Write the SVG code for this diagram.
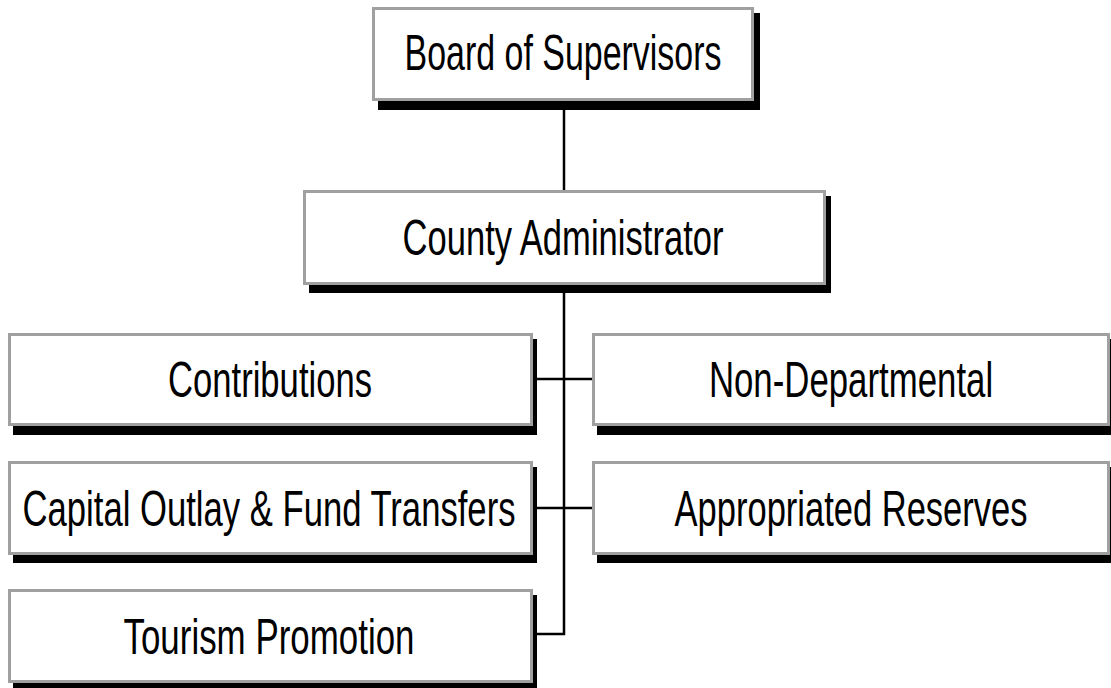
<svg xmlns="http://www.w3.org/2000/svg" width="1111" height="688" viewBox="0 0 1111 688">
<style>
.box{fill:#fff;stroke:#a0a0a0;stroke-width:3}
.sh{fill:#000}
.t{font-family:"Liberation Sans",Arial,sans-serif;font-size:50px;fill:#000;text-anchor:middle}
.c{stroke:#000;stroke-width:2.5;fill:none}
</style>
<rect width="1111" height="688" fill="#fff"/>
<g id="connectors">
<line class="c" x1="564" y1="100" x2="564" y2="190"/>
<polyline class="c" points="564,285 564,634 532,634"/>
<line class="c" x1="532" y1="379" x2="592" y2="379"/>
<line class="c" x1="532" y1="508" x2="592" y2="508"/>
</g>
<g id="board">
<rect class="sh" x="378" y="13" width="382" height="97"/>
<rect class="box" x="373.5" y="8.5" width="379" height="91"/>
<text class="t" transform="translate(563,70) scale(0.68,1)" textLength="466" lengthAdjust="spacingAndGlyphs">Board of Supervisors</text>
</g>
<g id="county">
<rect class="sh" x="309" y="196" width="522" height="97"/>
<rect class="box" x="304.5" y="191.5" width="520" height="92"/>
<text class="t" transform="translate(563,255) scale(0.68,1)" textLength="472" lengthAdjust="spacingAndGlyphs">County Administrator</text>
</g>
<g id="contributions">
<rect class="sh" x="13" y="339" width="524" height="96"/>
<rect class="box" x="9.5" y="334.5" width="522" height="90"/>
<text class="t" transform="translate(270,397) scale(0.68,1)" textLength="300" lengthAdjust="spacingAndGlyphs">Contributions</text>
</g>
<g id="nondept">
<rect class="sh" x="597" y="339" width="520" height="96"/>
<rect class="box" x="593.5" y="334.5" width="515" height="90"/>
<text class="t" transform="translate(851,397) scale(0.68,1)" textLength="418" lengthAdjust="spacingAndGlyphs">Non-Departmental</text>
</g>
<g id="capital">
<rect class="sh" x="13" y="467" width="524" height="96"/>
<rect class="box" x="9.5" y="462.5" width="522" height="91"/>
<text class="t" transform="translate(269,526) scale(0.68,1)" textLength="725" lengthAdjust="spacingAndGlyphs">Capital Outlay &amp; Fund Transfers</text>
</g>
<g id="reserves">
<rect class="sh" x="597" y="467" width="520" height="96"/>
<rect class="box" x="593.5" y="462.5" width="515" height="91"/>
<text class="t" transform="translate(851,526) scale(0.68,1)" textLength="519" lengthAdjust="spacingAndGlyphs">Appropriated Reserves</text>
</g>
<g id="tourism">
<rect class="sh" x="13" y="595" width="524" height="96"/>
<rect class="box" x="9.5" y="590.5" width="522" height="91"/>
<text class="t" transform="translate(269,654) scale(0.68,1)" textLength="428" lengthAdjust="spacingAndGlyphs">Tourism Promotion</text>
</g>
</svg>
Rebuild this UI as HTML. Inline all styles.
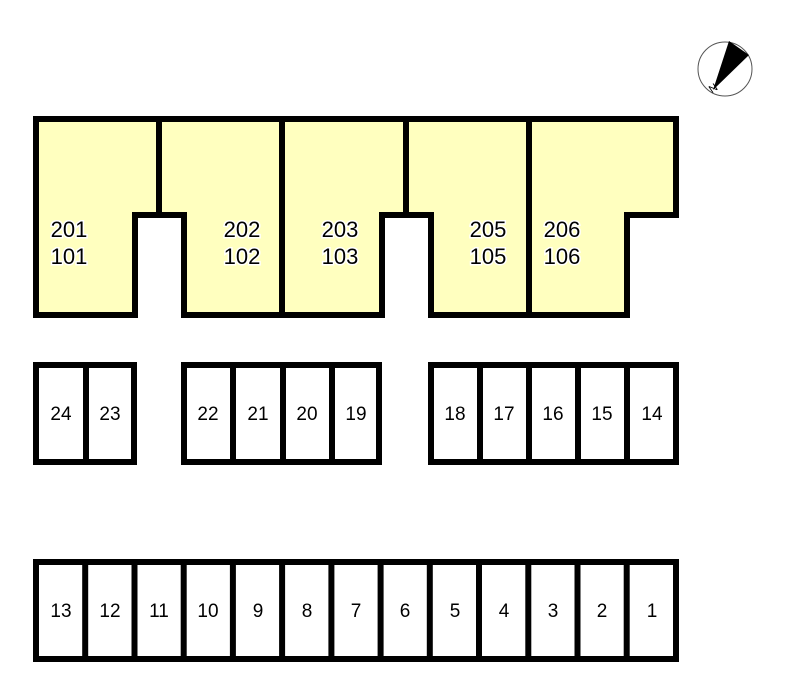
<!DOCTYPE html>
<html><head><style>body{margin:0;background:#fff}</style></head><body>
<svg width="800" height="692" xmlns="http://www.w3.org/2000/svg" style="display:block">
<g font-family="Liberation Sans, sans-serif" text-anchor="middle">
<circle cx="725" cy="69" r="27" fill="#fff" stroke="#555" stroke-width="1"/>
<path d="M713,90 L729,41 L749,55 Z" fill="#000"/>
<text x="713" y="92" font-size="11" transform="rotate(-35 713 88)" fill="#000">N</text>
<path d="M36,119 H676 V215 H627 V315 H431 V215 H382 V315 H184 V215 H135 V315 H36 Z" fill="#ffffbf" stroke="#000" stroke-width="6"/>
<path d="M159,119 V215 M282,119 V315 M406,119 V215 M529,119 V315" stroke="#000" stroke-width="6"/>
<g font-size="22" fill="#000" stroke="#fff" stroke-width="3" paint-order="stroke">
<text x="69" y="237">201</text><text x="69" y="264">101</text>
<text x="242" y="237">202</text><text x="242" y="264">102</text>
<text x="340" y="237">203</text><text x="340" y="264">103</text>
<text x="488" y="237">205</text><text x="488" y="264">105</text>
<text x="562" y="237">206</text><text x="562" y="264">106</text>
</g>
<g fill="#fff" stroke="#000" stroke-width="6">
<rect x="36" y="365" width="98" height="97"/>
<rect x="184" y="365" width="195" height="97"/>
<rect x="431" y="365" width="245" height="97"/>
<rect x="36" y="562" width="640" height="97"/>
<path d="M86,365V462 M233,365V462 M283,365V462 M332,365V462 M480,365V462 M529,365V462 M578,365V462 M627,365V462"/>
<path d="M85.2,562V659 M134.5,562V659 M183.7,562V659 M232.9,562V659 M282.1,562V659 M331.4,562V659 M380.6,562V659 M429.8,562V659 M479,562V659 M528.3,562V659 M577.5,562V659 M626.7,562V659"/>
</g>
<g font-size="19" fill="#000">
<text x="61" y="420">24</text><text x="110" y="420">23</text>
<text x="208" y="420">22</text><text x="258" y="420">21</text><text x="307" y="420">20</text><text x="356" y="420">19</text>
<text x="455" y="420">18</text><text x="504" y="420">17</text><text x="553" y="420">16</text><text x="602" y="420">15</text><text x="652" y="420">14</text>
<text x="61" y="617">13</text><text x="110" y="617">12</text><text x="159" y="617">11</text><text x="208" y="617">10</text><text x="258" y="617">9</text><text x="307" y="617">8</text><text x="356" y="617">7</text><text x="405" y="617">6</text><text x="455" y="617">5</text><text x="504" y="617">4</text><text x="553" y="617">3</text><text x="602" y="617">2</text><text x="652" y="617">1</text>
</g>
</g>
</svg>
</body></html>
--
_WRITTEN TASK_
Reproduce each line exactly as it appears, omitting the pictures.

_WRITTEN SOLUTION_
Write the SVG code for this diagram.
<svg xmlns="http://www.w3.org/2000/svg" width="1111" height="688" viewBox="0 0 1111 688">
<style>
.box{fill:#fff;stroke:#a0a0a0;stroke-width:3}
.sh{fill:#000}
.t{font-family:"Liberation Sans",Arial,sans-serif;font-size:50px;fill:#000;text-anchor:middle}
.c{stroke:#000;stroke-width:2.5;fill:none}
</style>
<rect width="1111" height="688" fill="#fff"/>
<g id="connectors">
<line class="c" x1="564" y1="100" x2="564" y2="190"/>
<polyline class="c" points="564,285 564,634 532,634"/>
<line class="c" x1="532" y1="379" x2="592" y2="379"/>
<line class="c" x1="532" y1="508" x2="592" y2="508"/>
</g>
<g id="board">
<rect class="sh" x="378" y="13" width="382" height="97"/>
<rect class="box" x="373.5" y="8.5" width="379" height="91"/>
<text class="t" transform="translate(563,70) scale(0.68,1)" textLength="466" lengthAdjust="spacingAndGlyphs">Board of Supervisors</text>
</g>
<g id="county">
<rect class="sh" x="309" y="196" width="522" height="97"/>
<rect class="box" x="304.5" y="191.5" width="520" height="92"/>
<text class="t" transform="translate(563,255) scale(0.68,1)" textLength="472" lengthAdjust="spacingAndGlyphs">County Administrator</text>
</g>
<g id="contributions">
<rect class="sh" x="13" y="339" width="524" height="96"/>
<rect class="box" x="9.5" y="334.5" width="522" height="90"/>
<text class="t" transform="translate(270,397) scale(0.68,1)" textLength="300" lengthAdjust="spacingAndGlyphs">Contributions</text>
</g>
<g id="nondept">
<rect class="sh" x="597" y="339" width="520" height="96"/>
<rect class="box" x="593.5" y="334.5" width="515" height="90"/>
<text class="t" transform="translate(851,397) scale(0.68,1)" textLength="418" lengthAdjust="spacingAndGlyphs">Non-Departmental</text>
</g>
<g id="capital">
<rect class="sh" x="13" y="467" width="524" height="96"/>
<rect class="box" x="9.5" y="462.5" width="522" height="91"/>
<text class="t" transform="translate(269,526) scale(0.68,1)" textLength="725" lengthAdjust="spacingAndGlyphs">Capital Outlay &amp; Fund Transfers</text>
</g>
<g id="reserves">
<rect class="sh" x="597" y="467" width="520" height="96"/>
<rect class="box" x="593.5" y="462.5" width="515" height="91"/>
<text class="t" transform="translate(851,526) scale(0.68,1)" textLength="519" lengthAdjust="spacingAndGlyphs">Appropriated Reserves</text>
</g>
<g id="tourism">
<rect class="sh" x="13" y="595" width="524" height="96"/>
<rect class="box" x="9.5" y="590.5" width="522" height="91"/>
<text class="t" transform="translate(269,654) scale(0.68,1)" textLength="428" lengthAdjust="spacingAndGlyphs">Tourism Promotion</text>
</g>
</svg>
Rebuild this UI as HTML. Inline all styles.
<!DOCTYPE html>
<html><head><style>body{margin:0;background:#fff}</style></head><body>
<svg width="800" height="692" xmlns="http://www.w3.org/2000/svg" style="display:block">
<g font-family="Liberation Sans, sans-serif" text-anchor="middle">
<circle cx="725" cy="69" r="27" fill="#fff" stroke="#555" stroke-width="1"/>
<path d="M713,90 L729,41 L749,55 Z" fill="#000"/>
<text x="713" y="92" font-size="11" transform="rotate(-35 713 88)" fill="#000">N</text>
<path d="M36,119 H676 V215 H627 V315 H431 V215 H382 V315 H184 V215 H135 V315 H36 Z" fill="#ffffbf" stroke="#000" stroke-width="6"/>
<path d="M159,119 V215 M282,119 V315 M406,119 V215 M529,119 V315" stroke="#000" stroke-width="6"/>
<g font-size="22" fill="#000" stroke="#fff" stroke-width="3" paint-order="stroke">
<text x="69" y="237">201</text><text x="69" y="264">101</text>
<text x="242" y="237">202</text><text x="242" y="264">102</text>
<text x="340" y="237">203</text><text x="340" y="264">103</text>
<text x="488" y="237">205</text><text x="488" y="264">105</text>
<text x="562" y="237">206</text><text x="562" y="264">106</text>
</g>
<g fill="#fff" stroke="#000" stroke-width="6">
<rect x="36" y="365" width="98" height="97"/>
<rect x="184" y="365" width="195" height="97"/>
<rect x="431" y="365" width="245" height="97"/>
<rect x="36" y="562" width="640" height="97"/>
<path d="M86,365V462 M233,365V462 M283,365V462 M332,365V462 M480,365V462 M529,365V462 M578,365V462 M627,365V462"/>
<path d="M85.2,562V659 M134.5,562V659 M183.7,562V659 M232.9,562V659 M282.1,562V659 M331.4,562V659 M380.6,562V659 M429.8,562V659 M479,562V659 M528.3,562V659 M577.5,562V659 M626.7,562V659"/>
</g>
<g font-size="19" fill="#000">
<text x="61" y="420">24</text><text x="110" y="420">23</text>
<text x="208" y="420">22</text><text x="258" y="420">21</text><text x="307" y="420">20</text><text x="356" y="420">19</text>
<text x="455" y="420">18</text><text x="504" y="420">17</text><text x="553" y="420">16</text><text x="602" y="420">15</text><text x="652" y="420">14</text>
<text x="61" y="617">13</text><text x="110" y="617">12</text><text x="159" y="617">11</text><text x="208" y="617">10</text><text x="258" y="617">9</text><text x="307" y="617">8</text><text x="356" y="617">7</text><text x="405" y="617">6</text><text x="455" y="617">5</text><text x="504" y="617">4</text><text x="553" y="617">3</text><text x="602" y="617">2</text><text x="652" y="617">1</text>
</g>
</g>
</svg>
</body></html>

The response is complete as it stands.